[Source code of charts]:
[Start]

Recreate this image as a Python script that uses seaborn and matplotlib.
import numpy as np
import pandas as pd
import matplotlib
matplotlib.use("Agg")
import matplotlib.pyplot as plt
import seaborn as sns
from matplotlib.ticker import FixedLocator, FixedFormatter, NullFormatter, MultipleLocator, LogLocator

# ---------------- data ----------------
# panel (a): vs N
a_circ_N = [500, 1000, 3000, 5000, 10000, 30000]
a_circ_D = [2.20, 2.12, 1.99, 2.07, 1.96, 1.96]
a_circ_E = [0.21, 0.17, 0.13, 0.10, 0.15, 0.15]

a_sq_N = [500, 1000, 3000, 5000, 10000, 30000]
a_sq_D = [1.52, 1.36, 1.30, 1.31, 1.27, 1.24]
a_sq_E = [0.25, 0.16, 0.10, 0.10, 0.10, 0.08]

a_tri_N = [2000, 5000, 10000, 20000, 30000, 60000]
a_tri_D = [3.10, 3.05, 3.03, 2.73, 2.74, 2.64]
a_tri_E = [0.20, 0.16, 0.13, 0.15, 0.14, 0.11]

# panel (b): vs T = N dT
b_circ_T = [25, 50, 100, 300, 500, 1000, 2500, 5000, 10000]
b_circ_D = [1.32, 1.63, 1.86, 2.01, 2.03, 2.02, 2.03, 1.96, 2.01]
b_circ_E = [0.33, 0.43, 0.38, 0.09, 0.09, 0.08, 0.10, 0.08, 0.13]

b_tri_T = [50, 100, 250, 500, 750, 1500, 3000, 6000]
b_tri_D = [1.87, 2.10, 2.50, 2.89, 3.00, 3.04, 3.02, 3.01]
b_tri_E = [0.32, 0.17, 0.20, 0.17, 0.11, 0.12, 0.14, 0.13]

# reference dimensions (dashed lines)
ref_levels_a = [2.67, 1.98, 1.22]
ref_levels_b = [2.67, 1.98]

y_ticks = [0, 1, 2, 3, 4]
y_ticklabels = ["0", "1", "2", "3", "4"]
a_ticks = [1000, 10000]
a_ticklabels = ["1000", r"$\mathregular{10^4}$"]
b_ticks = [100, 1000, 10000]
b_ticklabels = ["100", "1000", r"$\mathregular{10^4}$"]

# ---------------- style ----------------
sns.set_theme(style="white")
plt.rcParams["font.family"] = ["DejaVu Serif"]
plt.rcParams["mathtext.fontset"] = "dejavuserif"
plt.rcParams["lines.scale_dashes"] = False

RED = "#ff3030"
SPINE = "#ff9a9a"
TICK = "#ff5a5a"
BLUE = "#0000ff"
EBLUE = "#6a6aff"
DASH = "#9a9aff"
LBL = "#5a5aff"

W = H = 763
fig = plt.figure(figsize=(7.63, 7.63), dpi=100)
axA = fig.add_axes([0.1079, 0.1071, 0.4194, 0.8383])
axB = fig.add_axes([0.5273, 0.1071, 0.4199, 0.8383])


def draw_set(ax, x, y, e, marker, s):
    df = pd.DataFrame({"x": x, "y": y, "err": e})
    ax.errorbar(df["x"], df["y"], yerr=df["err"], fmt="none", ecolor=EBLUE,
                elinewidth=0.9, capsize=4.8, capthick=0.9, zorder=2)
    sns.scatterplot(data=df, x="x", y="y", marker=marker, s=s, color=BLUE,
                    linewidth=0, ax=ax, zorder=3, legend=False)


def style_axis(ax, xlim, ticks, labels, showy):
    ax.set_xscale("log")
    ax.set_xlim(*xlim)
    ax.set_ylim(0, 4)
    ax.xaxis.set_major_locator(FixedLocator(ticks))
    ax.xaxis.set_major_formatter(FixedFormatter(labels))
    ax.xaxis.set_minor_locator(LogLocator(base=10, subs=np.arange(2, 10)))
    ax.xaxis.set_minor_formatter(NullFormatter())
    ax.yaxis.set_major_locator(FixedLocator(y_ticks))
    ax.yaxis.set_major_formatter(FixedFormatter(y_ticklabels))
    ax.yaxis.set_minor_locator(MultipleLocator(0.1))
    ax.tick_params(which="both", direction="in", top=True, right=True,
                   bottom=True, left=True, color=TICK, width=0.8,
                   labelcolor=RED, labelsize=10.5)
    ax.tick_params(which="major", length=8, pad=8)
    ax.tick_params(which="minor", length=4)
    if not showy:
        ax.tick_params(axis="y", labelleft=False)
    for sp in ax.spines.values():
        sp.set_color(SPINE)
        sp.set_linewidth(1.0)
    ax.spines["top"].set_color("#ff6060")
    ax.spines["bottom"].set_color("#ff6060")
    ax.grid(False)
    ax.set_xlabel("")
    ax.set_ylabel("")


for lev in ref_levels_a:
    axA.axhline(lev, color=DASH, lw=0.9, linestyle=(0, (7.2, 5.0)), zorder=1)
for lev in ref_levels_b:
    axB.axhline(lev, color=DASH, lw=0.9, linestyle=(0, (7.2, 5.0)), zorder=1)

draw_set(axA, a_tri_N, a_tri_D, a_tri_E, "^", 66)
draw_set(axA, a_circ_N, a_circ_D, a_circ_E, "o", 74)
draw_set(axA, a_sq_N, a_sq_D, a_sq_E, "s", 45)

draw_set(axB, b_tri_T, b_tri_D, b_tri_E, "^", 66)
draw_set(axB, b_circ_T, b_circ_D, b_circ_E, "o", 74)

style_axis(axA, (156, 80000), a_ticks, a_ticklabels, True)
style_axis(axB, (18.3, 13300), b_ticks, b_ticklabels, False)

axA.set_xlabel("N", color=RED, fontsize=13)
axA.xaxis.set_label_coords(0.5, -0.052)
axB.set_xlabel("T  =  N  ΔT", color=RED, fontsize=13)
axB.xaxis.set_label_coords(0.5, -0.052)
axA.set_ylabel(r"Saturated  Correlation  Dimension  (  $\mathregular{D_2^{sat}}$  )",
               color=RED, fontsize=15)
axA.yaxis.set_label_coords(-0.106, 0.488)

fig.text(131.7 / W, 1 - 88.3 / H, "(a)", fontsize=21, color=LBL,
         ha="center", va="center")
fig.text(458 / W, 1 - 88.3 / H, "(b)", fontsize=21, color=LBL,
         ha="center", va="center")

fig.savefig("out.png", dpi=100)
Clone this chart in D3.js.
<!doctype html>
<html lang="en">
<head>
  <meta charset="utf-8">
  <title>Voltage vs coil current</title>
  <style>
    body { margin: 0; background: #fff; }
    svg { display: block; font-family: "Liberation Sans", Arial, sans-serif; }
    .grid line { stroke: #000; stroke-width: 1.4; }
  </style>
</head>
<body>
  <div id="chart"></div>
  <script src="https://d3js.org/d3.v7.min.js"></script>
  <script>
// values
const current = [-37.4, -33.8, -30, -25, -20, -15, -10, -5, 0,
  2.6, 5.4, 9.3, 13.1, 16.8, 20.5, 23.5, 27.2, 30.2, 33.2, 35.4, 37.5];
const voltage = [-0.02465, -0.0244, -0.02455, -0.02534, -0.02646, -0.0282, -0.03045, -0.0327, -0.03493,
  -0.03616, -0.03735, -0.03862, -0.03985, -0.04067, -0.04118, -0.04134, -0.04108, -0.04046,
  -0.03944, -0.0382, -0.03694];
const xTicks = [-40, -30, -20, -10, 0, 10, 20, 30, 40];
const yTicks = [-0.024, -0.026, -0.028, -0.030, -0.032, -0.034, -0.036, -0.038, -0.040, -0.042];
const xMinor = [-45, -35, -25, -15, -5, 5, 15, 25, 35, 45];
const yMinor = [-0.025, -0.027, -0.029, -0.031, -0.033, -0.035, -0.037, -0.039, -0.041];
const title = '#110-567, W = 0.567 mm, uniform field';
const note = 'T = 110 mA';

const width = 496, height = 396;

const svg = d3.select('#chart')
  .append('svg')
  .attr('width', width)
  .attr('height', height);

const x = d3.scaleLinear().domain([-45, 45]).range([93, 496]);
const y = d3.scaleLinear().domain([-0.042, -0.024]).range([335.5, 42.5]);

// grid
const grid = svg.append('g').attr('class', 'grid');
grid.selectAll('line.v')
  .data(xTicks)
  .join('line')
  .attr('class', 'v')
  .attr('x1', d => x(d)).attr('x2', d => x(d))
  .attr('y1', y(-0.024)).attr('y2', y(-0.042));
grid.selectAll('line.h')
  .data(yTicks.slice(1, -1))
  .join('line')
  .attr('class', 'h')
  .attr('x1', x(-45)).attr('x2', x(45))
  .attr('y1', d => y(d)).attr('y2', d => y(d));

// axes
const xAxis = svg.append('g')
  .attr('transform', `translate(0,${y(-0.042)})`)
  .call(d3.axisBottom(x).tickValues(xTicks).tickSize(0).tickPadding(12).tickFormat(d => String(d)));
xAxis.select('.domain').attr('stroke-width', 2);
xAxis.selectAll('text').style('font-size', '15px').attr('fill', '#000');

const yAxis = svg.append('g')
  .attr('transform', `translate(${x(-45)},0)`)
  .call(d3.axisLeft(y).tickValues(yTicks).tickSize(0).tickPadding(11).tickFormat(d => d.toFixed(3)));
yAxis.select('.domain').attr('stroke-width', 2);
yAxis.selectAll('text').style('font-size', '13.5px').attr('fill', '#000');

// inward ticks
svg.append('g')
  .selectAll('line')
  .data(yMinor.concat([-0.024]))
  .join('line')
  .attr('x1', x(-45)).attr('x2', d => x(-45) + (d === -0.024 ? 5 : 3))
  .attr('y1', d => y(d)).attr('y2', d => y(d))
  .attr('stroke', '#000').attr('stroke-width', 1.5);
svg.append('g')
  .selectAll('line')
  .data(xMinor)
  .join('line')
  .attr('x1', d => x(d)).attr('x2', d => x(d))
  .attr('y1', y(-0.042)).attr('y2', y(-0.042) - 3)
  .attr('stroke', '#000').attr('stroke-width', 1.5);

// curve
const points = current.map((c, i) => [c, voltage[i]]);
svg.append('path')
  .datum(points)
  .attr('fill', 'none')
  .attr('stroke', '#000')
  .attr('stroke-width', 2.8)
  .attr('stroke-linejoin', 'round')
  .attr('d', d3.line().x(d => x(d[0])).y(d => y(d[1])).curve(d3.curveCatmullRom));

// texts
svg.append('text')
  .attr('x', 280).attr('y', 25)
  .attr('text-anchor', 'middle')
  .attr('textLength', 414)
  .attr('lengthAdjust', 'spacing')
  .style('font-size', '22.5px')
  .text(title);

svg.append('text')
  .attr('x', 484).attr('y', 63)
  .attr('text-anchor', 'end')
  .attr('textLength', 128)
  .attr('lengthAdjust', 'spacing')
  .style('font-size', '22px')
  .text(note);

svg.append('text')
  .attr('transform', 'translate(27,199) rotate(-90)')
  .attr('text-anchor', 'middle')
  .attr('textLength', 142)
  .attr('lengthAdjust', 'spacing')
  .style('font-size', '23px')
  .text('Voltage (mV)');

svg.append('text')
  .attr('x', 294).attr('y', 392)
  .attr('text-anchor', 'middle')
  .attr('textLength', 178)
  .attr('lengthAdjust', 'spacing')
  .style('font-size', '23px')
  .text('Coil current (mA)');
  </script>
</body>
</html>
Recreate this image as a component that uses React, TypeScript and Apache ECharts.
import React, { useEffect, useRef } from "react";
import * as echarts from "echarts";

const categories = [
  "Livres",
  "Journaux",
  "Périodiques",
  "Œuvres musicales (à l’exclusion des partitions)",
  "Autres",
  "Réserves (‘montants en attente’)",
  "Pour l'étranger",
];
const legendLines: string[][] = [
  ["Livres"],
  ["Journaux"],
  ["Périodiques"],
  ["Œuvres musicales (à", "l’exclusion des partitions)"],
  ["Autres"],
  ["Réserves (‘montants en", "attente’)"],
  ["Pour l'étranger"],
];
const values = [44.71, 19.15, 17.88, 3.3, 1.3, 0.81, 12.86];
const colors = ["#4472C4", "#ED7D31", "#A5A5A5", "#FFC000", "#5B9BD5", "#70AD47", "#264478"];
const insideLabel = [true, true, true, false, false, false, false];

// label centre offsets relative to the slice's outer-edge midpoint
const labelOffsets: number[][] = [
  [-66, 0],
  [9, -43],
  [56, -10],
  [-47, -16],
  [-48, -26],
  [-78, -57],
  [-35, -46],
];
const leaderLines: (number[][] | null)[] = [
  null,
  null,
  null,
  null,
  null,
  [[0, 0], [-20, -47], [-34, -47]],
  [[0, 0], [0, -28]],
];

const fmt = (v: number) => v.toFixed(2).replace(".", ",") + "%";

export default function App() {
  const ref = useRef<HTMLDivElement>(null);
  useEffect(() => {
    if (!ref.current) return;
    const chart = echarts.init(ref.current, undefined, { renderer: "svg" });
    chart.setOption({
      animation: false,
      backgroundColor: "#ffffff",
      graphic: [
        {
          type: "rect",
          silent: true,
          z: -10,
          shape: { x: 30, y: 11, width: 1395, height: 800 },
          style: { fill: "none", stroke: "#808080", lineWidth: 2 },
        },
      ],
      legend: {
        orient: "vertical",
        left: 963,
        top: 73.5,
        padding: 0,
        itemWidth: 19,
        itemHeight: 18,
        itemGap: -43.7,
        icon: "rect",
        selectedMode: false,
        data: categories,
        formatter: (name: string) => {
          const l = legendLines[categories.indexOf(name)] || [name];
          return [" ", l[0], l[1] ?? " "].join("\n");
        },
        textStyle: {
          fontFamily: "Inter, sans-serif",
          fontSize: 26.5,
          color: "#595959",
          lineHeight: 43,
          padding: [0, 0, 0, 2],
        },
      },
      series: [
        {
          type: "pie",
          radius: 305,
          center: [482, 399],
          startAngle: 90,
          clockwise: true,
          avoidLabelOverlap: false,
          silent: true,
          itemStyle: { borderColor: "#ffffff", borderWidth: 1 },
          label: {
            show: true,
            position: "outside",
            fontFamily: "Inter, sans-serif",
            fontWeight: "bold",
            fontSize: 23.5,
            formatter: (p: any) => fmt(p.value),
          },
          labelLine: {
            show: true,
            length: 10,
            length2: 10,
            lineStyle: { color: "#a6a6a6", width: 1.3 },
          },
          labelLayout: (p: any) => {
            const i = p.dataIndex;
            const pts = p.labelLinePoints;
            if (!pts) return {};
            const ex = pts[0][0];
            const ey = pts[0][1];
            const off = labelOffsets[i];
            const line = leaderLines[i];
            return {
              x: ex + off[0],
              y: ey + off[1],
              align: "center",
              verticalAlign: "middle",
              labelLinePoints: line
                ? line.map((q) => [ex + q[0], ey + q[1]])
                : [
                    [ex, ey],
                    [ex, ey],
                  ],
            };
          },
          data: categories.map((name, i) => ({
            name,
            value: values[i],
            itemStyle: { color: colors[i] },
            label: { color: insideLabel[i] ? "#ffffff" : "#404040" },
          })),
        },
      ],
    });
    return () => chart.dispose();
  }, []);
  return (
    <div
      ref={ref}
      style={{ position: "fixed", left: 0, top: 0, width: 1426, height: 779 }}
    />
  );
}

[End]

[Given exercise]:
Take the lines from the line with "Clone this chart in D3.js." through the line with "d3.scaleLinear().domain([-0.042, -0.024]).range([335.5, 42.5]);", both ends included, and give them again exactly, with nothing else.

[Correct answer]:
Clone this chart in D3.js.
<!doctype html>
<html lang="en">
<head>
  <meta charset="utf-8">
  <title>Voltage vs coil current</title>
  <style>
    body { margin: 0; background: #fff; }
    svg { display: block; font-family: "Liberation Sans", Arial, sans-serif; }
    .grid line { stroke: #000; stroke-width: 1.4; }
  </style>
</head>
<body>
  <div id="chart"></div>
  <script src="https://d3js.org/d3.v7.min.js"></script>
  <script>
// values
const current = [-37.4, -33.8, -30, -25, -20, -15, -10, -5, 0,
  2.6, 5.4, 9.3, 13.1, 16.8, 20.5, 23.5, 27.2, 30.2, 33.2, 35.4, 37.5];
const voltage = [-0.02465, -0.0244, -0.02455, -0.02534, -0.02646, -0.0282, -0.03045, -0.0327, -0.03493,
  -0.03616, -0.03735, -0.03862, -0.03985, -0.04067, -0.04118, -0.04134, -0.04108, -0.04046,
  -0.03944, -0.0382, -0.03694];
const xTicks = [-40, -30, -20, -10, 0, 10, 20, 30, 40];
const yTicks = [-0.024, -0.026, -0.028, -0.030, -0.032, -0.034, -0.036, -0.038, -0.040, -0.042];
const xMinor = [-45, -35, -25, -15, -5, 5, 15, 25, 35, 45];
const yMinor = [-0.025, -0.027, -0.029, -0.031, -0.033, -0.035, -0.037, -0.039, -0.041];
const title = '#110-567, W = 0.567 mm, uniform field';
const note = 'T = 110 mA';

const width = 496, height = 396;

const svg = d3.select('#chart')
  .append('svg')
  .attr('width', width)
  .attr('height', height);

const x = d3.scaleLinear().domain([-45, 45]).range([93, 496]);
const y = d3.scaleLinear().domain([-0.042, -0.024]).range([335.5, 42.5]);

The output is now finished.